The answer to these problems is that we need to be thinking about how we can be part of a more inclusive and longer-term impact in our design of services and experiences.
Methods to try:
Think about who designs — make sure your team is diverse in multiple ways. Consider how we design—make sure your process is inclusive and pushes boundaries for looking ahead.
Look at why do we design—is the motivator just money, because you can always make people more money and get more recognition by designing inclusively and for long-term impact.
How do we design at scale — what should we be looking into? Predict. Extend. Innovate.
Look for the negative flows. Care about the long-term impact.

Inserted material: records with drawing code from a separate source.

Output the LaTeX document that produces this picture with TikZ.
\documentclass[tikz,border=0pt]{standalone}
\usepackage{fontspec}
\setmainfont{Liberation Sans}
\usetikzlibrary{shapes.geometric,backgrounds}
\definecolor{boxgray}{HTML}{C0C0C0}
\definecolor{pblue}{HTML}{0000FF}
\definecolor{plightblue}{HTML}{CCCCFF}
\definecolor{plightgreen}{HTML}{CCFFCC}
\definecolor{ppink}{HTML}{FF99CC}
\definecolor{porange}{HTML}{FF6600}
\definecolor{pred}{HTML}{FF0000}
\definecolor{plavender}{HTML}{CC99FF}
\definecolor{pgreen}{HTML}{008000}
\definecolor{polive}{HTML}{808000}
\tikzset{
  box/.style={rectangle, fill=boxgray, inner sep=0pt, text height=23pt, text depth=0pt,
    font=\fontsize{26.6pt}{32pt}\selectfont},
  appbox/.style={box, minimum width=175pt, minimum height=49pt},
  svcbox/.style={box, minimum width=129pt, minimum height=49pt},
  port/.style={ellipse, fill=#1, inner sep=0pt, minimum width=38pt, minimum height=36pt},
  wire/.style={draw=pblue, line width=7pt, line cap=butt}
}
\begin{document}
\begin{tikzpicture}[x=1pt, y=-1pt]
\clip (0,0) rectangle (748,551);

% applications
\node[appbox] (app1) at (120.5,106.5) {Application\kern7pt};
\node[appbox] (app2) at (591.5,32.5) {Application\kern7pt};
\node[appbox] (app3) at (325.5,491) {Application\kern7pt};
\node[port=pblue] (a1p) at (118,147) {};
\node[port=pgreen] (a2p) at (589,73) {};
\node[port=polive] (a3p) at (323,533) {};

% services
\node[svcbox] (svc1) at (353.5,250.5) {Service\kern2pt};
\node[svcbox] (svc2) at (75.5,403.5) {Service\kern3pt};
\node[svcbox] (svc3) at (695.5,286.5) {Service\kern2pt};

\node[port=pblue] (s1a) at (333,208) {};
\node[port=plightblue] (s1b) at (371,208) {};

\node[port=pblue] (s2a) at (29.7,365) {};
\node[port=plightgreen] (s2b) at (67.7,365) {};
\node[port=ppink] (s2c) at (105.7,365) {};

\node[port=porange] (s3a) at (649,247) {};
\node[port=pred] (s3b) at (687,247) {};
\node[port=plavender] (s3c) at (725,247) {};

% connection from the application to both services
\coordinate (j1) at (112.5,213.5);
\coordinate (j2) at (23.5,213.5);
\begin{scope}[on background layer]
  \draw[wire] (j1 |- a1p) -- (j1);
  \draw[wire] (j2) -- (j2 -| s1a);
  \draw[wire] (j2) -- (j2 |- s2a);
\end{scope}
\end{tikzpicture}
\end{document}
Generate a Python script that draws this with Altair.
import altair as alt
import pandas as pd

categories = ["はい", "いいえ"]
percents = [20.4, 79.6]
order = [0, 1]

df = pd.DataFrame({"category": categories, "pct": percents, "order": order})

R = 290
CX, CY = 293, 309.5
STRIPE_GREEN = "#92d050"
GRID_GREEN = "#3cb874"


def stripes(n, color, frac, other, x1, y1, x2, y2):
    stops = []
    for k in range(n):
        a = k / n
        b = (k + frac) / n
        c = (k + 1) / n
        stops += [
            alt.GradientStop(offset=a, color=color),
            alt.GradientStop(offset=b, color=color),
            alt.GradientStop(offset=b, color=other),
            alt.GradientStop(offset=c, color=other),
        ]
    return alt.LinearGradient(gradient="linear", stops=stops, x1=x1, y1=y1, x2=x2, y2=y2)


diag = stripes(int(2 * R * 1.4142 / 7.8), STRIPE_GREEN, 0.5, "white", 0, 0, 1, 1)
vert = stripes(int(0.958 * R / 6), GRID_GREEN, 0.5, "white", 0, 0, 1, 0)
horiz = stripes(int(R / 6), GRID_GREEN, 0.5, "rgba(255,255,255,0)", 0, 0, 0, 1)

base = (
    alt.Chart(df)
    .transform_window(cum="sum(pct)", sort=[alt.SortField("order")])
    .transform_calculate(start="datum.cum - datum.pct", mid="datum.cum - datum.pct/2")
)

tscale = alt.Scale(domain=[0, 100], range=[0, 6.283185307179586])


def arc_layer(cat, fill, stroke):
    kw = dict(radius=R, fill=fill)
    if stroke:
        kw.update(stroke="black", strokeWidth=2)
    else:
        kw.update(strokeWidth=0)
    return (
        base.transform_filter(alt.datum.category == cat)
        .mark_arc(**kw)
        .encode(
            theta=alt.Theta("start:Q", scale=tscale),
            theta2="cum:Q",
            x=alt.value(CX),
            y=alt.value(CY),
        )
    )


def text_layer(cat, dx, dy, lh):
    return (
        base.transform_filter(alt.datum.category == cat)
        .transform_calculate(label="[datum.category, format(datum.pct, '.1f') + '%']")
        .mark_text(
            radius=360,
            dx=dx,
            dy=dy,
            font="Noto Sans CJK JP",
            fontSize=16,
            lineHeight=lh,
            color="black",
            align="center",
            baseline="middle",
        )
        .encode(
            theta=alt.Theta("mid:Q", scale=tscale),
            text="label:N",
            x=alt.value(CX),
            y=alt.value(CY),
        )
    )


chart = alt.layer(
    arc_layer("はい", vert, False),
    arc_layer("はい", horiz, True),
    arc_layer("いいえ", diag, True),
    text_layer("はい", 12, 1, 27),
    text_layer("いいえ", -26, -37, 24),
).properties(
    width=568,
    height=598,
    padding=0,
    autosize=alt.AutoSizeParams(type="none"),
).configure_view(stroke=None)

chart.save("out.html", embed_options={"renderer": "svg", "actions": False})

Help these companies be smarter, and frame it and wrap it in the ROI that these companies are looking for. Learn to build business cases around change at scale (even in evil companies!)
Nicola Flüchter spoke last, all about “invisible interfaces”. Examples include:
- Gesture based interactions
- Biometric sensors
- Haptics
- Voice recognition / assistants
In her dissertation project, she worked on accessibility for visually impaired museum visitors. Navigation was a huge issue, and accessing information on a museum guide — a device that had graphical interfaces — was almost completely inaccessible for them.
How is Zero UI a more OPEN TOOLBOX? She worked with motion sensors, haptics and audio. Connecting complementary components was important, for example, she connected audio and haptic feedback. I wondered, how do you design haptic feedback and test it? How do you measure the effectiveness of that kind of feedback?
Method to consider:
In testing, because she mixed abled and disabled users, and sought to measure the immersion into the experience for both — she threw the abled participants into the deep-end and saw that they actually were more easily able to navigate and understand their museum experience on a deeper level using these new features.
I would sum up the night by saying that I was inspired to see that there are so many smart and able female UX practitioners in London, and that I hope these ladies continue to speak. I hope they continue to build confidence in their craft, and that they feel an urgency to share what they’ve learned with others, especially outside of LTUX!